Rows from a dataset of charts and code:

+-------+

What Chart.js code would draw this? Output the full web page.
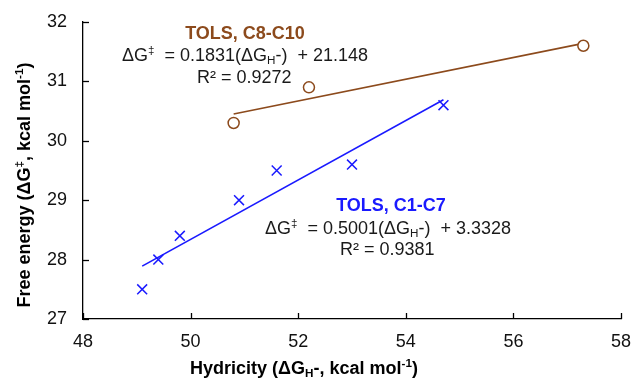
<!DOCTYPE html>
<html>
<head>
<meta charset="utf-8">
<script src="https://cdn.jsdelivr.net/npm/chart.js@4.4.1/dist/chart.umd.min.js"></script>
<style>
html,body{margin:0;padding:0;background:#fff;}
#wrap{width:632px;height:378px;}
</style>
</head>
<body>
<div id="wrap"><canvas id="c" width="632" height="378"></canvas></div>
<script>
// ---- data ----
const c1c7X = [49.1, 49.4, 49.8, 50.9, 51.6, 53.0, 54.7];
const c1c7Y = [27.5, 28.0, 28.4, 29.0, 29.5, 29.6, 30.6];
const c8c10X = [50.8, 52.2, 57.3];
const c8c10Y = [30.3, 30.9, 31.6];
// trendline endpoints
const c1c7TrendX = [49.1, 54.7];
const c1c7TrendY = [27.89, 30.69];
const c8c10TrendX = [50.8, 57.3];
const c8c10TrendY = [30.45, 31.64];
const xTicks = [48, 50, 52, 54, 56, 58];
const yTicks = [27, 28, 29, 30, 31, 32];

const BROWN = '#8c4a1c';
const BLUE = '#1a1aff';
const FONT = '"Liberation Sans", Arial, sans-serif';

const pts = (xs, ys) => xs.map((x, i) => ({x: x, y: ys[i]}));

function richWidth(ctx, segs, size, bold) {
  let w = 0;
  for (const s of segs) {
    const fs = (s.sub || s.sup) ? size * 0.65 : size;
    ctx.font = (bold ? 'bold ' : '') + fs + 'px ' + FONT;
    w += ctx.measureText(s.t).width;
  }
  return w;
}
function drawRich(ctx, segs, x, y, size, bold, color, align) {
  ctx.save();
  ctx.fillStyle = color;
  ctx.textBaseline = 'middle';
  ctx.textAlign = 'left';
  const w = richWidth(ctx, segs, size, bold);
  let cx = align === 'center' ? x - w / 2 : x;
  for (const s of segs) {
    const fs = (s.sub || s.sup) ? size * 0.65 : size;
    ctx.font = (bold ? 'bold ' : '') + fs + 'px ' + FONT;
    let dy = 0;
    if (s.sub) dy = size * 0.28;
    if (s.sup) dy = -size * 0.3;
    ctx.fillText(s.t, cx, y + dy);
    cx += ctx.measureText(s.t).width;
  }
  ctx.restore();
}

const textPlugin = {
  id: 'texts',
  afterDraw(chart) {
    const ctx = chart.ctx;
    const xs = chart.scales.x, ys = chart.scales.y;
    ctx.save();
    ctx.strokeStyle = '#000';
    ctx.lineWidth = 1.3;
    const left = chart.chartArea.left, bottom = chart.chartArea.bottom;
    for (const v of yTicks) {
      const py = Math.round(ys.getPixelForValue(v)) + 0.5;
      ctx.beginPath(); ctx.moveTo(left, py); ctx.lineTo(left + 6, py); ctx.stroke();
    }
    for (const v of xTicks) {
      const px = Math.round(xs.getPixelForValue(v)) + 0.5;
      ctx.beginPath(); ctx.moveTo(px, bottom); ctx.lineTo(px, bottom - 6); ctx.stroke();
    }
    ctx.restore();

    drawRich(ctx, [{t: 'TOLS, C8-C10'}], 245, 34, 18, true, BROWN, 'center');
    drawRich(ctx, [{t: 'ΔG'}, {t: '‡', sup: true}, {t: '  = 0.1831(ΔG'}, {t: 'H', sub: true}, {t: '-)  + 21.148'}], 122, 56, 18, false, '#1a1a1a', 'left');
    drawRich(ctx, [{t: 'R² = 0.9272'}], 197, 78, 18, false, '#1a1a1a', 'left');
    drawRich(ctx, [{t: 'TOLS, C1-C7'}], 391, 206, 18, true, BLUE, 'center');
    drawRich(ctx, [{t: 'ΔG'}, {t: '‡', sup: true}, {t: '  = 0.5001(ΔG'}, {t: 'H', sub: true}, {t: '-)  + 3.3328'}], 265, 229, 18, false, '#1a1a1a', 'left');
    drawRich(ctx, [{t: 'R² = 0.9381'}], 340, 250, 18, false, '#1a1a1a', 'left');

    drawRich(ctx, [{t: 'Hydricity (ΔG'}, {t: 'H', sub: true}, {t: '-, kcal mol'}, {t: '-1', sup: true}, {t: ')'}], 304, 369, 18, true, '#000', 'center');
    ctx.save();
    ctx.translate(25, 185);
    ctx.rotate(-Math.PI / 2);
    drawRich(ctx, [{t: 'Free energy (ΔG'}, {t: '‡', sup: true}, {t: ', kcal mol'}, {t: '-1', sup: true}, {t: ')'}], 0, 0, 18, true, '#000', 'center');
    ctx.restore();
  }
};

new Chart(document.getElementById('c'), {
  type: 'scatter',
  data: {
    datasets: [
      {
        type: 'line', data: pts(c8c10TrendX, c8c10TrendY), borderColor: BROWN, borderWidth: 1.6,
        pointRadius: 0, fill: false, order: 3
      },
      {
        type: 'line', data: pts(c1c7TrendX, c1c7TrendY), borderColor: BLUE, borderWidth: 1.6,
        pointRadius: 0, fill: false, order: 3
      },
      {
        data: pts(c8c10X, c8c10Y), pointStyle: 'circle', pointRadius: 5.5, borderWidth: 1.5,
        borderColor: BROWN, backgroundColor: '#fff', order: 1
      },
      {
        data: pts(c1c7X, c1c7Y), pointStyle: 'crossRot', pointRadius: 7, borderWidth: 1.5,
        borderColor: BLUE, backgroundColor: BLUE, order: 1
      }
    ]
  },
  options: {
    responsive: false,
    animation: false,
    devicePixelRatio: 1,
    layout: {padding: {left: 0, top: 22, right: 11, bottom: 0}},
    plugins: {legend: {display: false}, tooltip: {enabled: false}},
    scales: {
      x: {
        type: 'linear', min: 48, max: 58,
        afterBuildTicks(s) { s.ticks = xTicks.map(v => ({value: v})); },
        afterFit(s) { s.height = 59; s.paddingLeft = 0; s.paddingRight = 0; },
        grid: {display: false, drawTicks: false},
        border: {display: true, color: '#000', width: 1.3},
        ticks: {padding: 12, color: '#111', font: {family: FONT, size: 18}}
      },
      y: {
        type: 'linear', min: 27, max: 32,
        afterBuildTicks(s) { s.ticks = yTicks.map(v => ({value: v})); },
        afterFit(s) { s.width = 83; s.paddingTop = 0; s.paddingBottom = 0; },
        grid: {display: false, drawTicks: false},
        border: {display: true, color: '#000', width: 1.3},
        ticks: {padding: 16, color: '#111', font: {family: FONT, size: 18}}
      }
    }
  },
  plugins: [textPlugin]
});
</script>
</body>
</html>
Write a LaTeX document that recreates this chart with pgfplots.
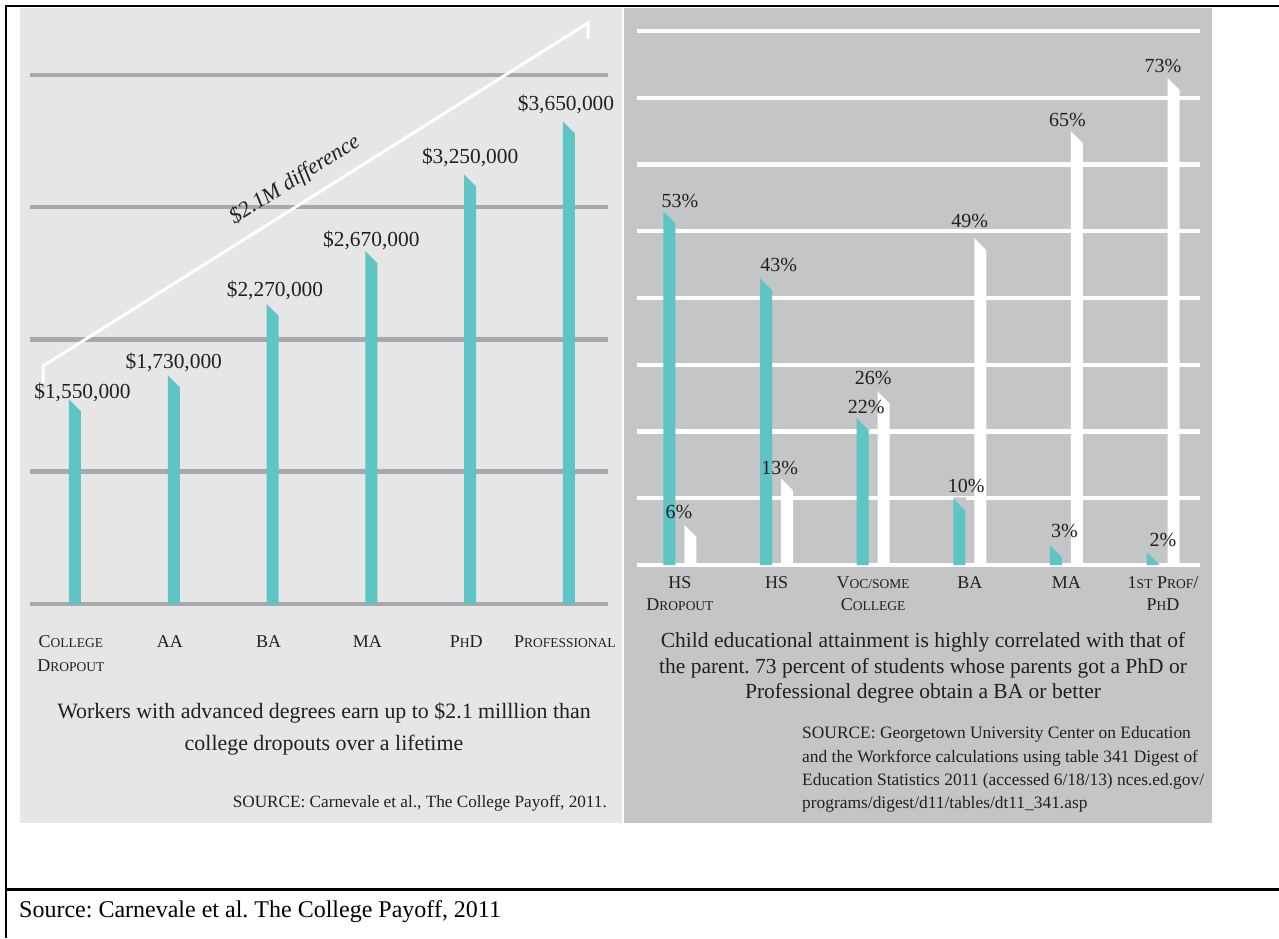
\documentclass[border=0pt]{standalone}
\usepackage{pgfplots}
\usepackage{pgfplotstable}
\pgfplotsset{compat=1.18}
\usepackage{fontspec}
\setmainfont{Liberation Serif}
\frenchspacing
\definecolor{leftbg}{RGB}{230,230,230}
\definecolor{rightbg}{RGB}{196,197,199}
\definecolor{gridgray}{RGB}{167,168,172}
\definecolor{tealbar}{RGB}{94,196,196}
\definecolor{ink}{RGB}{35,31,32}
\newcommand\fs[1]{{\fontsize{13.5}{13.5}\selectfont #1}}
\newcommand\fsz[2]{\fontsize{#1}{#2}\selectfont}
% two-line tick label whose baseline is that of its first line
\newcommand\tl[2]{\begin{tabular}[t]{@{}c@{}}#1\\#2\end{tabular}}
% slanted bar top: cover the top-right corner with the background colour
\newcommand\declnotch[2]{\pgfdeclareplotmark{#1}{%
  \pgfpathmoveto{\pgfpoint{#2pt-6pt}{0pt}}%
  \pgfpathlineto{\pgfpoint{#2pt-6pt}{0.8pt}}%
  \pgfpathlineto{\pgfpoint{#2pt+6.8pt}{0.8pt}}%
  \pgfpathlineto{\pgfpoint{#2pt+6.8pt}{-12.8pt}}%
  \pgfpathclose\pgfusepathqfill}}
\declnotch{notchC}{0}
\declnotch{notchL}{-10.5}
\declnotch{notchR}{10.5}
\pgfplotsset{/pgf/number format/assume math mode=true}

\pgfplotstableread{
x y dx dy
0 1550000 7.5 1
1 1730000 0 7
2 2270000 2.4 7
3 2670000 0 4
4 3250000 0 11
5 3650000 -3 11
}\earnings
\pgfplotstableread{
x y dx dy
0 53 0 4
1 43 2 6
2 22 -7 5
3 10 -3.5 6
4 3 -2 7
5 2 0 5
}\childteal
\pgfplotstableread{
x y dx dy
0 6 -1 6
1 13 3 4
2 26 0 6.5
3 49 0 10
4 65 1 5
5 73 0 5
}\childwhite

\begin{document}
\begin{tikzpicture}
% panel backgrounds
\fill[leftbg] (20pt,115pt) rectangle (622pt,930pt);
\fill[rightbg] (623.5pt,115pt) rectangle (1212pt,930pt);
% frame
\draw[black, line width=2.2pt] (6pt,933pt) -- (6pt,0pt);
\draw[black, line width=2.3pt] (4.9pt,931.7pt) -- (1279pt,931.7pt);
\draw[black, line width=2.5pt] (4.9pt,48.5pt) -- (1279pt,48.5pt);

% ---------------- left chart ----------------
\begin{axis}[
  at={(30pt,334pt)}, anchor=south west, scale only axis,
  width=578pt, height=529pt,
  xmin=-0.455, xmax=5.395, ymin=0, ymax=4000000,
  axis line style={draw=none}, major tick length=0pt,
  scaled y ticks=false,
  ytick={0,1000000,2000000,3000000,4000000}, yticklabels={},
  ymajorgrids, grid style={gridgray, line width=4.5pt},
  xtick={0,...,5},
  xticklabels={{\tl{C\fs{OLLEGE}}{D\fs{ROPOUT}}}, AA, BA, MA, {P\fs{H}D}, {P\fs{ROFESSIONAL}}},
  xticklabel style={font=\fsz{18}{24}, text=ink, anchor=base, inner sep=0pt, yshift=-43pt, xshift=-4pt},
]
\addplot[ybar, bar width=12pt, bar shift=0pt, fill=tealbar, draw=none,
  visualization depends on={\thisrow{dx}\as\dx},
  visualization depends on={\thisrow{dy}\as\dy},
  nodes near coords={\$\pgfmathprintnumber[fixed,precision=0,1000 sep={,}]{\pgfplotspointmeta}},
  every node near coord/.append style={font=\fsz{21.4}{21.4}, text=ink, anchor=base, inner sep=0pt, xshift=\dx pt, yshift=\dy pt},
] table[x=x, y=y] {\earnings};
\addplot[only marks, mark=notchC, color=leftbg, mark options={fill=leftbg}] table[x=x, y=y] {\earnings};
\end{axis}

% annotation line and text
\draw[white, line width=3pt] (43pt,555pt) -- (43pt,572pt) -- (588pt,915pt) -- (588pt,899pt);
\node[rotate=32.2, font=\fsz{22}{22}\itshape, text=ink, inner sep=0pt] at (294.8pt,758pt) {\$2.1M difference};

% left captions
\node[anchor=base, font=\fsz{21.9}{21.9}, text=ink, inner sep=0pt] at (324pt,220pt) {Workers with advanced degrees earn up to \$2.1 milllion than};
\node[anchor=base, font=\fsz{21.9}{21.9}, text=ink, inner sep=0pt] at (324pt,188pt) {college dropouts over a lifetime};
\node[anchor=base east, font=\fsz{17.2}{17.2}, text=ink, inner sep=0pt] at (607pt,131pt) {SOURCE: Carnevale et al., The College Payoff, 2011.};

% ---------------- right chart ----------------
\begin{axis}[
  at={(637pt,373pt)}, anchor=south west, scale only axis,
  width=563pt, height=534pt,
  xmin=-0.445, xmax=5.383, ymin=0, ymax=80,
  axis line style={draw=none}, major tick length=0pt,
  ytick={0,10,...,80}, yticklabels={},
  ymajorgrids, grid style={white, line width=4.3pt},
  xtick={0,...,5},
  xticklabels={{\tl{HS}{D\fs{ROPOUT}}}, HS, {\tl{V\fs{OC/SOME}}{C\fs{OLLEGE}}}, BA, MA, {\tl{1\fs{ST} P\fs{ROF}/}{P\fs{H}D}}},
  xticklabel style={font=\fsz{18}{22}, text=ink, anchor=base, inner sep=0pt, yshift=-23pt},
]
\addplot[ybar, bar width=12pt, bar shift=-10.5pt, fill=tealbar, draw=none,
  visualization depends on={\thisrow{dx}\as\dx},
  visualization depends on={\thisrow{dy}\as\dy},
  nodes near coords={\pgfmathprintnumber{\pgfplotspointmeta}\%},
  every node near coord/.append style={font=\fsz{20}{20}, text=ink, anchor=base, inner sep=0pt, xshift=\dx pt, yshift=\dy pt},
] table[x=x, y=y] {\childteal};
\addplot[ybar, bar width=12pt, bar shift=10.5pt, fill=white, draw=none,
  visualization depends on={\thisrow{dx}\as\dx},
  visualization depends on={\thisrow{dy}\as\dy},
  nodes near coords={\pgfmathprintnumber{\pgfplotspointmeta}\%},
  every node near coord/.append style={font=\fsz{20}{20}, text=ink, anchor=base, inner sep=0pt, xshift=\dx pt, yshift=\dy pt},
] table[x=x, y=y] {\childwhite};
\addplot[only marks, mark=notchL, color=rightbg, mark options={fill=rightbg}] table[x=x, y=y] {\childteal};
\addplot[only marks, mark=notchR, color=rightbg, mark options={fill=rightbg}] table[x=x, y=y] {\childwhite};
\end{axis}

% right captions
\node[anchor=base, font=\fsz{21.5}{21.5}, text=ink, inner sep=0pt] at (923pt,291pt) {Child educational attainment is highly correlated with that of};
\node[anchor=base, font=\fsz{21.5}{21.5}, text=ink, inner sep=0pt] at (923pt,265pt) {the parent. 73 percent of students whose parents got a PhD or};
\node[anchor=base, font=\fsz{21.5}{21.5}, text=ink, inner sep=0pt] at (923pt,240pt) {Professional degree obtain a BA or better};
\node[anchor=base west, font=\fsz{17.4}{17.4}, text=ink, inner sep=0pt] at (802pt,200pt) {SOURCE: Georgetown University Center on Education};
\node[anchor=base west, font=\fsz{17.4}{17.4}, text=ink, inner sep=0pt] at (802pt,176pt) {and the Workforce calculations using table 341 Digest of};
\node[anchor=base west, font=\fsz{17.4}{17.4}, text=ink, inner sep=0pt] at (802pt,153pt) {Education Statistics 2011 (accessed 6/18/13) nces.ed.gov/};
\node[anchor=base west, font=\fsz{17.4}{17.4}, text=ink, inner sep=0pt] at (802pt,130pt) {programs/digest/d11/tables/dt11\_341.asp};

% bottom source line
\node[anchor=base west, font=\fsz{24}{24}, text=black, inner sep=0pt] at (19pt,21pt) {Source: Carnevale et al. The College Payoff, 2011};

\pgfresetboundingbox
\path[use as bounding box] (0pt,0pt) rectangle (1279pt,938pt);
\end{tikzpicture}
\end{document}
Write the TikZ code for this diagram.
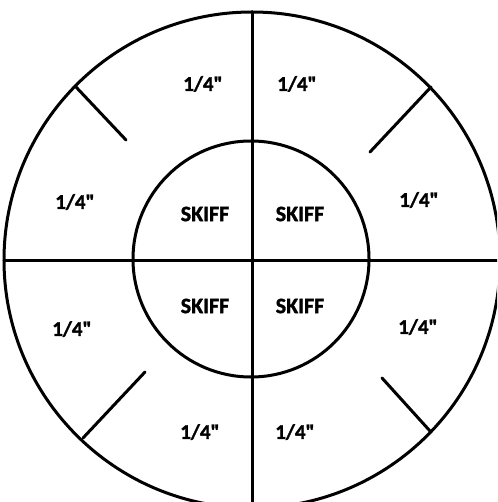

+-------+

■ EXERCISE REQUIREMENTS: From the data above, work out how many lines hold "Write". Answer with the number alone.

■ EXERCISE RESPONSE: 2